El derecho a la salud cobra una importancia doble para los grupos históricamente vulnerables de la sociedad. Para las personas con discapacidad, el acceso a los servicios de salud especializados y de calidad es fundamental para que ejerzan con plenitud su autonomía y desarrollen su proyecto de vida en igualdad de condiciones. Otro caso es el de las personas en situación de pobreza, que dependen exclusivamente de los servicios públicos gratuitos que se puedan brindar: consultas, exámenes, medicamentos, terapias, etc. En el caso de las personas indígenas, una de cada cuatro personas vive en condiciones de pobreza (CONEVAL, 2019) y, además, enfrentan barreras adicionales para acceder a la salud: clínicas y hospitales lejanos a sus localidades, no contar con documentos de identificación oficial para darse de alta en las instituciones médicas, no poder comunicarse en su lengua materna con el personal médico, entre otros enormes obstáculos.

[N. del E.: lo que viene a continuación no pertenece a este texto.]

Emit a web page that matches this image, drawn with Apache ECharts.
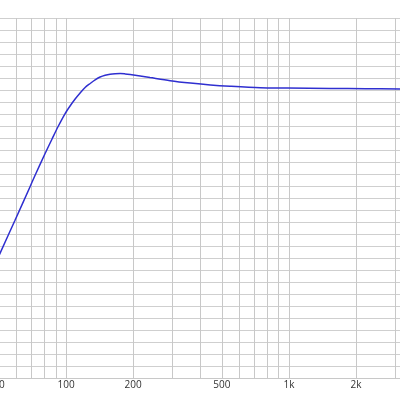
<!DOCTYPE html>
<html>
<head>
<meta charset="utf-8">
<script src="https://cdn.jsdelivr.net/npm/echarts@6/dist/echarts.min.js"></script>
<style>
html,body{margin:0;padding:0;background:#fff;}
#c{width:400px;height:400px;}
</style>
</head>
<body>
<div id="c"></div>
<script>
// Frequency (Hz) and response level (grid divisions)
const freqs = [50, 59, 69, 72.6, 80.5, 86.5, 92.1, 99, 104.2, 109.8, 115.6, 121.7, 128.2, 135, 142.1, 149.7, 157.6, 166, 174.8, 184.1, 193.9, 215, 238, 293, 361, 444, 545, 744, 984, 1535, 2204, 3166];
const levels = [10.2, 13.15, 15.96, 16.9, 18.71, 19.92, 20.96, 22.04, 22.67, 23.25, 23.75, 24.21, 24.54, 24.85, 25.08, 25.23, 25.32, 25.36, 25.37, 25.34, 25.29, 25.17, 25.04, 24.78, 24.58, 24.42, 24.31, 24.19, 24.17, 24.13, 24.11, 24.08];
const gridFreqs = [50, 60, 70, 80, 90, 100, 200, 300, 400, 500, 600, 700, 800, 900, 1000, 2000, 3000];
const labelFreqs = [50, 100, 200, 500, 1000, 2000];
const labelTexts = ['50', '100', '200', '500', '1k', '2k'];

const lg = Math.log10;
const data = freqs.map((f, i) => [lg(f), levels[i]]);
const labelMap = {};
labelFreqs.forEach((f, i) => { labelMap[lg(f).toFixed(6)] = labelTexts[i]; });

const chart = echarts.init(document.getElementById('c'), null, {renderer: 'canvas'});
chart.setOption({
  animation: false,
  backgroundColor: '#ffffff',
  grid: {left: -1, right: 0, top: 18, bottom: 22, containLabel: false, outerBoundsMode: 'none'},
  xAxis: {
    type: 'value',
    min: lg(50),
    max: lg(3150),
    axisLine: {show: true, lineStyle: {color: '#c8c8c8', width: 1}},
    axisTick: {show: false, customValues: gridFreqs.map(lg)},
    axisLabel: {
      show: true,
      customValues: labelFreqs.map(lg),
      margin: 2,
      fontSize: 10,
      fontFamily: 'Open Sans',
      color: '#333333',
      hideOverlap: false,
      showMinLabel: true,
      formatter: v => labelMap[v.toFixed(6)] || ''
    },
    splitLine: {show: true, lineStyle: {color: '#c8c8c8', width: 1}}
  },
  yAxis: {
    type: 'value',
    min: 0,
    max: 30,
    interval: 1,
    axisLine: {show: false},
    axisTick: {show: false},
    axisLabel: {show: false},
    splitLine: {show: true, lineStyle: {color: '#cfcfcf', width: 1}}
  },
  series: [{
    type: 'line',
    data: data,
    smooth: 0.3,
    showSymbol: false,
    lineStyle: {color: '#2f2fd0', width: 1.5},
    clip: true
  }]
});
</script>
</body>
</html>
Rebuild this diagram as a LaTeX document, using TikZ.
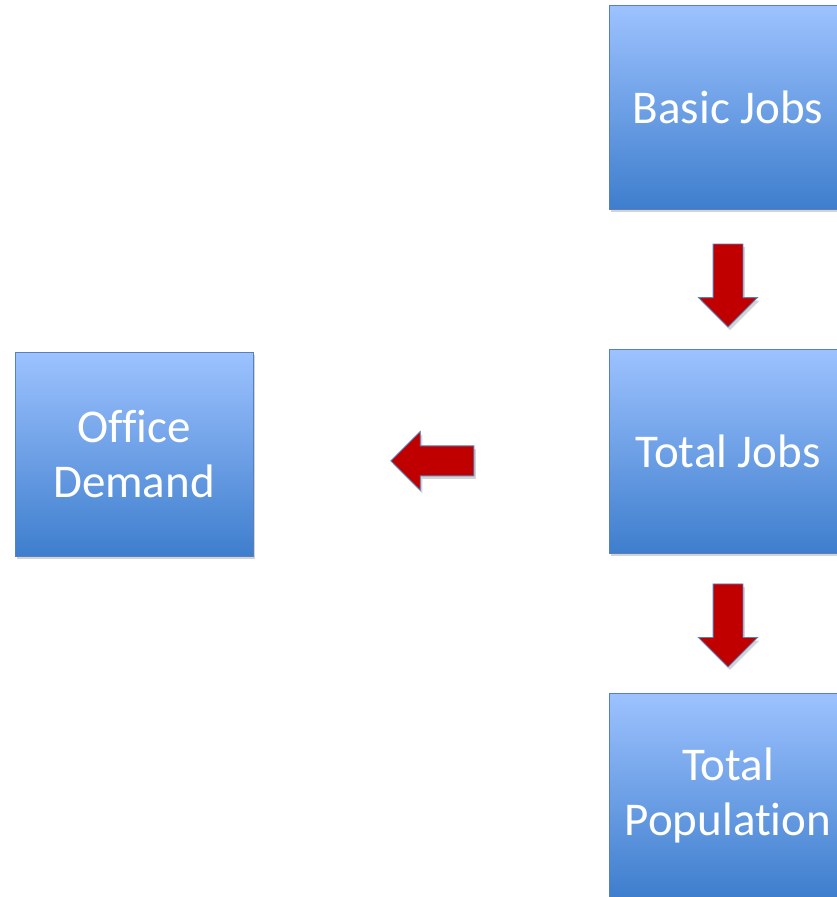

En conclusión, que toda persona pueda acceder al derecho a la salud y que este le permita mantener un estado de bienestar físico y mental, salvaguarda su dignidad, ya que le permite mantener una vida libre y autónoma. Aunque México no firmó la Carta de Ottawa para la Promoción de la Salud de la OMS (1986), desde 1983 el artículo 4.° constitucional explicitó el compromiso del Estado mexicano de proteger el derecho humano a la salud. A nivel internacional, México suscribió la Agenda 2030 para el Desarrollo Sostenible de la ONU, la cual establece, entre las metas del Objetivo 3 Salud y Bienestar: reducir la tasa de mortalidad materna, infantil y neonatal; terminar con las epidemias del sida, tuberculosis, malaria y enfermedades tropicales; prevenir y tratar el abuso de sustancias adictivas; lograr la cobertura sanitaria universal; aumentar el financiamiento al sistema de salud; entre otros objetivos (ONU, s.f.).
Por ello, es imprescindible que el Estado continúe trabajando para mejorar la cobertura médica, amplíe sus servicios de especialidad, fortalezca el abasto de medicamentos y lo haga con una perspectiva de inclusión que beneficie, especialmente, a los grupos históricamente vulnerados.